>> begin

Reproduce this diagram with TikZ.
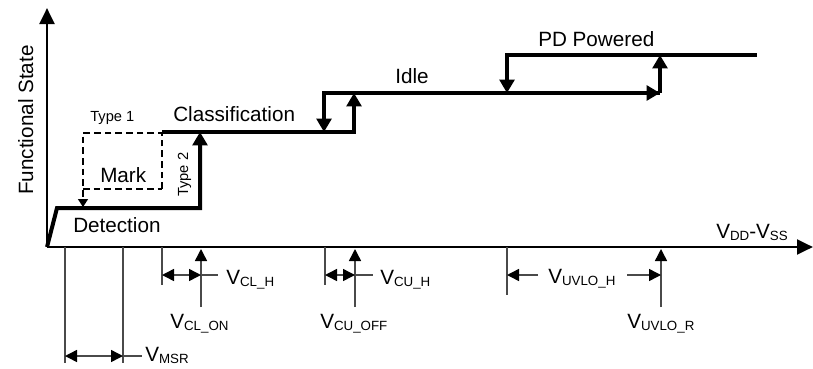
\documentclass[tikz,border=0pt]{standalone}
\usepackage{fontspec}
\setmainfont{Liberation Sans}
\usepackage{tikz}
\usetikzlibrary{arrows.meta,positioning}

\definecolor{dimline}{HTML}{4A4A4A}
\newcommand{\bigfont}{\fontsize{15.5pt}{18pt}\selectfont}
\newcommand{\smallfont}{\fontsize{11pt}{13pt}\selectfont}
\newcommand{\subfont}{\fontsize{10pt}{12pt}\selectfont}
\newcommand{\vsym}[1]{V\lower1.5pt\hbox{\subfont #1}}

\begin{document}
\begin{tikzpicture}[
    x=0.75pt, y=-0.75pt,
    axis/.style={line width=2.2pt, -{Triangle[length=12pt, width=11pt]}},
    stair/.style={line width=3pt, line join=miter},
    uptip/.style={-{Triangle[length=10pt, width=11pt]}},
    downtip/.style={{Triangle[length=10pt, width=11pt]}-},
    dimension/.style={draw=dimline, line width=1.1pt},
    dimtip/.style={{Triangle[length=9pt, width=9pt, color=black]}-{Triangle[length=9pt, width=9pt, color=black]}},
    onetip/.style={-{Triangle[length=9pt, width=9pt, color=black]}},
    window/.style={line width=1.1pt, dash pattern=on 5pt off 3pt},
    state/.style={font=\bigfont, inner sep=0pt, anchor=base west},
    typetag/.style={font=\smallfont, inner sep=0pt, anchor=base west},
    vlabel/.style={font=\bigfont, inner sep=0pt, anchor=base west},
]
    \useasboundingbox (0,0) rectangle (813,368);

    % axes
    \coordinate (origin) at (47,247);
    \coordinate (ytop) at (47,8);
    \coordinate (xend) at (813,247);
    \draw[axis] (origin) -- (ytop);
    \draw[axis] (origin) -- (xend);
    \node[state, rotate=90] (ylabel) at (33,195) {Functional State};
    \node[vlabel] (xlabel) at (716,238) {\vsym{DD}-\vsym{SS}};

    % levels
    \coordinate (det0) at (57,208);
    \coordinate (det1) at (200,208);
    \coordinate (cls0) at (162,132);
    \coordinate (cls1) at (200,132);
    \coordinate (cls2) at (324,132);
    \coordinate (cls3) at (354,132);
    \coordinate (idl0) at (324,93);
    \coordinate (idl1) at (354,93);
    \coordinate (idl2) at (507,93);
    \coordinate (idl3) at (660,93);
    \coordinate (pdp0) at (507,55);
    \coordinate (pdp1) at (660,55);
    \coordinate (pdp2) at (757,55);

    \draw[stair, uptip] (origin) -- (det0) -- (det1) -- (cls1);
    \draw[stair, uptip] (cls0) -- (cls3) -- (idl1);
    \draw[stair, downtip] (cls2) -- (idl0) -- (idl3);
    \draw[stair, uptip] (idl3) -- (pdp1);
    \draw[stair, -{Triangle[length=10pt, width=11pt]}] (idl0) -- (idl3);
    \draw[stair, downtip] (idl2) -- (pdp0) -- (pdp2);

    % mark window
    \coordinate (mk0) at (83,133);
    \coordinate (mk1) at (162,133);
    \coordinate (mk2) at (162,189);
    \coordinate (mk3) at (83,189);
    \coordinate (mk4) at (83,207);
    \draw[window, -{Triangle[length=6pt, width=7.5pt]}] (mk2) -- (mk1) -- (mk0) -- (mk4);
    \draw[window] (mk3) -- (mk2);

    % state names
    \node[typetag] (type1) at (90,121) {Type 1};
    \node[typetag, rotate=90] (type2) at (188,197) {Type 2};
    \node[state] (classification) at (173,121) {Classification};
    \node[state] (mark) at (100,182) {Mark};
    \node[state] (detection) at (73,232) {Detection};
    \node[state] (idle) at (395,83) {Idle};
    \node[state] (powered) at (538,46) {PD Powered};

    % V_MSR
    \coordinate (msr0) at (65,247);
    \coordinate (msr1) at (123,247);
    \coordinate (msr0b) at (65,363);
    \coordinate (msr1b) at (123,363);
    \coordinate (msrL) at (65,356);
    \coordinate (msrR) at (123,356);
    \coordinate (msrE) at (142,356);
    \draw[dimension] (msr0) -- (msr0b);
    \draw[dimension] (msr1) -- (msr1b);
    \draw[dimension, dimtip] (msrL) -- (msrR);
    \draw[dimension] (msrR) -- (msrE);
    \node[vlabel] (vmsr) at (145,361) {\vsym{MSR}};

    % V_CL
    \coordinate (cl0) at (162,247);
    \coordinate (cl0b) at (162,285);
    \coordinate (cl1) at (201,249);
    \coordinate (cl1b) at (201,307);
    \coordinate (clL) at (162,275);
    \coordinate (clR) at (201,275);
    \coordinate (clE) at (218,275);
    \draw[dimension] (cl0) -- (cl0b);
    \draw[dimension, onetip] (cl1b) -- (cl1);
    \draw[dimension, dimtip] (clL) -- (clR);
    \draw[dimension] (clR) -- (clE);
    \node[vlabel] (vclh) at (226,284) {\vsym{CL\_H}};
    \node[vlabel] (vclon) at (170,328) {\vsym{CL\_ON}};

    % V_CU
    \coordinate (cu0) at (325,247);
    \coordinate (cu0b) at (325,285);
    \coordinate (cu1) at (355,249);
    \coordinate (cu1b) at (355,307);
    \coordinate (cuL) at (325,275);
    \coordinate (cuR) at (355,275);
    \coordinate (cuE) at (373,275);
    \draw[dimension] (cu0) -- (cu0b);
    \draw[dimension, onetip] (cu1b) -- (cu1);
    \draw[dimension, dimtip] (cuL) -- (cuR);
    \draw[dimension] (cuR) -- (cuE);
    \node[vlabel] (vcuh) at (380,284) {\vsym{CU\_H}};
    \node[vlabel] (vcuoff) at (320,328) {\vsym{CU\_OFF}};

    % V_UVLO
    \coordinate (uv0) at (507,247);
    \coordinate (uv0b) at (507,295);
    \coordinate (uv1) at (661,249);
    \coordinate (uv1b) at (661,307);
    \coordinate (uvL) at (507,275);
    \coordinate (uvLm) at (538,275);
    \coordinate (uvRm) at (627,275);
    \coordinate (uvR) at (661,275);
    \draw[dimension] (uv0) -- (uv0b);
    \draw[dimension, onetip] (uv1b) -- (uv1);
    \draw[dimension, onetip] (uvLm) -- (uvL);
    \draw[dimension, onetip] (uvRm) -- (uvR);
    \node[vlabel] (vuvloh) at (548,283) {\vsym{UVLO\_H}};
    \node[vlabel] (vuvlor) at (627,328) {\vsym{UVLO\_R}};
\end{tikzpicture}
\end{document}
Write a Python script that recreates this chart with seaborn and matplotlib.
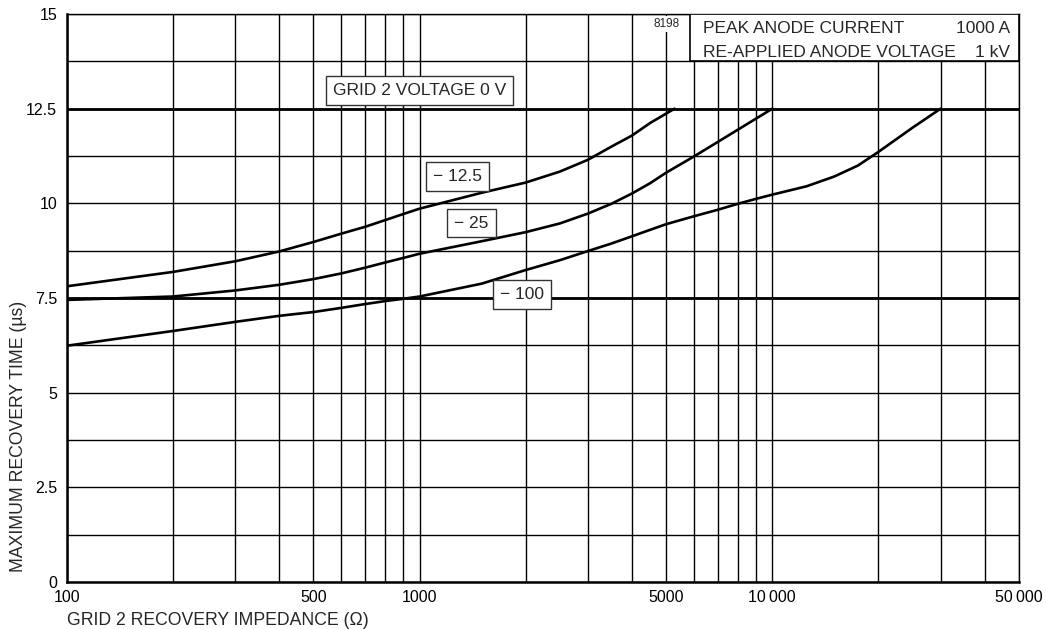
import matplotlib
matplotlib.use("Agg")
import matplotlib.pyplot as plt
import matplotlib.patches as mpatches
import matplotlib.ticker as mticker
import numpy as np
import pandas as pd
import seaborn as sns

# curve readings (impedance in ohm, recovery time in us)
imp_125 = [100, 200, 300, 400, 500, 600, 700, 800, 900, 1000, 1500, 2000, 2500, 3000,
           3500, 4000, 4500, 5280]
time_125 = [7.81, 8.19, 8.47, 8.73, 8.98, 9.20, 9.38, 9.56, 9.72, 9.86, 10.28, 10.55,
            10.84, 11.15, 11.50, 11.79, 12.12, 12.5]

imp_25 = [100, 200, 300, 400, 500, 600, 700, 800, 900, 1000, 1500, 2000, 2500, 3000,
          3500, 4000, 4500, 5000, 6000, 7000, 8000, 9000, 10000]
time_25 = [7.45, 7.54, 7.70, 7.85, 8.00, 8.15, 8.30, 8.44, 8.56, 8.67, 9.00, 9.24, 9.47,
           9.73, 9.99, 10.26, 10.53, 10.81, 11.24, 11.62, 11.95, 12.24, 12.5]

imp_100 = [100, 200, 300, 400, 500, 600, 700, 800, 900, 1000, 1500, 2000, 2500, 3000,
           3500, 4000, 4500, 5000, 6000, 7000, 8000, 9000, 10000, 12500, 15000, 17500,
           20000, 25000, 30000]
time_100 = [6.24, 6.63, 6.87, 7.03, 7.13, 7.24, 7.34, 7.42, 7.48, 7.54, 7.88, 8.24, 8.50,
            8.74, 8.94, 9.13, 9.30, 9.45, 9.66, 9.83, 9.99, 10.12, 10.23, 10.45, 10.71,
            11.00, 11.36, 12.00, 12.5]

curve_labels = ["\u2212 12.5", "\u2212 25", "\u2212 100"]
label_pos = [(1280, 10.72), (1403, 9.48), (1956, 7.59)]

x_ticks = [100, 500, 1000, 5000, 10000, 50000]
x_ticklabels = ["100", "500", "1000", "5000", "10\u2009000", "50\u2009000"]
y_ticks = [0, 2.5, 5, 7.5, 10, 12.5, 15]
y_ticklabels = ["0", "2.5", "5", "7.5", "10", "12.5", "15"]
heavy_lines = [7.5, 12.5]

df = pd.concat([
    pd.DataFrame({"imp": imp_125, "t": time_125, "v": curve_labels[0]}),
    pd.DataFrame({"imp": imp_25, "t": time_25, "v": curve_labels[1]}),
    pd.DataFrame({"imp": imp_100, "t": time_100, "v": curve_labels[2]}),
])

sns.set_theme(style="white")
plt.rcParams["font.family"] = ["Liberation Sans", "DejaVu Sans"]

fig = plt.figure(figsize=(10.46, 6.29), dpi=100)
ax = fig.add_axes([0.064, 0.0747, 0.910, 0.903])

sns.lineplot(data=df, x="imp", y="t", units="v", estimator=None, sort=False,
             color="black", lw=1.9, ax=ax, zorder=3, legend=False)

ax.set_xscale("log")
ax.set_xlim(100, 50000)
ax.set_ylim(0, 15)

ax.set_xticks(x_ticks)
ax.set_xticklabels(x_ticklabels)
ax.xaxis.set_minor_locator(mticker.LogLocator(base=10, subs=np.arange(1, 10)))
ax.xaxis.set_minor_formatter(mticker.NullFormatter())
ax.set_yticks(y_ticks)
ax.set_yticklabels(y_ticklabels)
ax.yaxis.set_minor_locator(mticker.MultipleLocator(1.25))
ax.tick_params(which="both", length=0, labelsize=11.5, colors="black")
ax.tick_params(axis="y", pad=7)
ax.tick_params(axis="x", pad=6)

ax.set_axisbelow(True)
ax.grid(which="both", color="black", lw=1.0)
for yv in heavy_lines:
    ax.axhline(yv, color="black", lw=2.0, zorder=1)

for side in ["top", "right"]:
    ax.spines[side].set_linewidth(1.0)
for side in ["left", "bottom"]:
    ax.spines[side].set_linewidth(1.8)
for sp in ax.spines.values():
    sp.set_color("black")

box_style = dict(boxstyle="square,pad=0.4", fc="white", ec="#333333", lw=1.0)
for text, (xv, yv) in zip(curve_labels, label_pos):
    ax.text(xv, yv, text, ha="center", va="center", fontsize=12.5, bbox=box_style, zorder=5)

ax.text(1000, 12.97, "GRID 2 VOLTAGE 0 V", ha="center", va="center", fontsize=12.5,
        bbox=dict(boxstyle="square,pad=0.4", fc="white", ec="#333333", lw=1.0), zorder=5)

# conditions box, top right
ax.add_patch(mpatches.Rectangle((5840, 13.75), 50000 - 5840, 1.25, fc="white", ec="black",
                                lw=1.2, zorder=4))
ax.text(6357, 14.49, "PEAK ANODE CURRENT", ha="left", va="baseline", fontsize=12.5, zorder=5)
ax.text(47300, 14.49, "1000 A", ha="right", va="baseline", fontsize=12.5, zorder=5)
ax.text(6357, 13.86, "RE-APPLIED ANODE VOLTAGE", ha="left", va="baseline", fontsize=12.5,
        zorder=5)
ax.text(47300, 13.86, "1 kV", ha="right", va="baseline", fontsize=12.5, zorder=5)
ax.text(5000, 14.74, "8198", ha="center", va="center", fontsize=8.5, zorder=5,
        bbox=dict(boxstyle="square,pad=0.2", fc="white", ec="none"))

ax.set_xlabel("GRID 2 RECOVERY IMPEDANCE (\u03a9)", fontsize=12.7, loc="left")
ax.xaxis.set_label_coords(0.0, -0.053)
ax.xaxis.label.set_va("top")
ax.set_ylabel("MAXIMUM RECOVERY TIME (\u00b5s)", fontsize=12.7, loc="bottom")
ax.yaxis.set_label_coords(-0.042, 0.018)

fig.savefig("out.png", dpi=100)
plt.close(fig)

>> end

• WHAT THE EXERCISE ASKS:
Reproduce each line from the records that contains the word "seaborn".

• REPLY:
Write a Python script that recreates this chart with seaborn and matplotlib.
import seaborn as sns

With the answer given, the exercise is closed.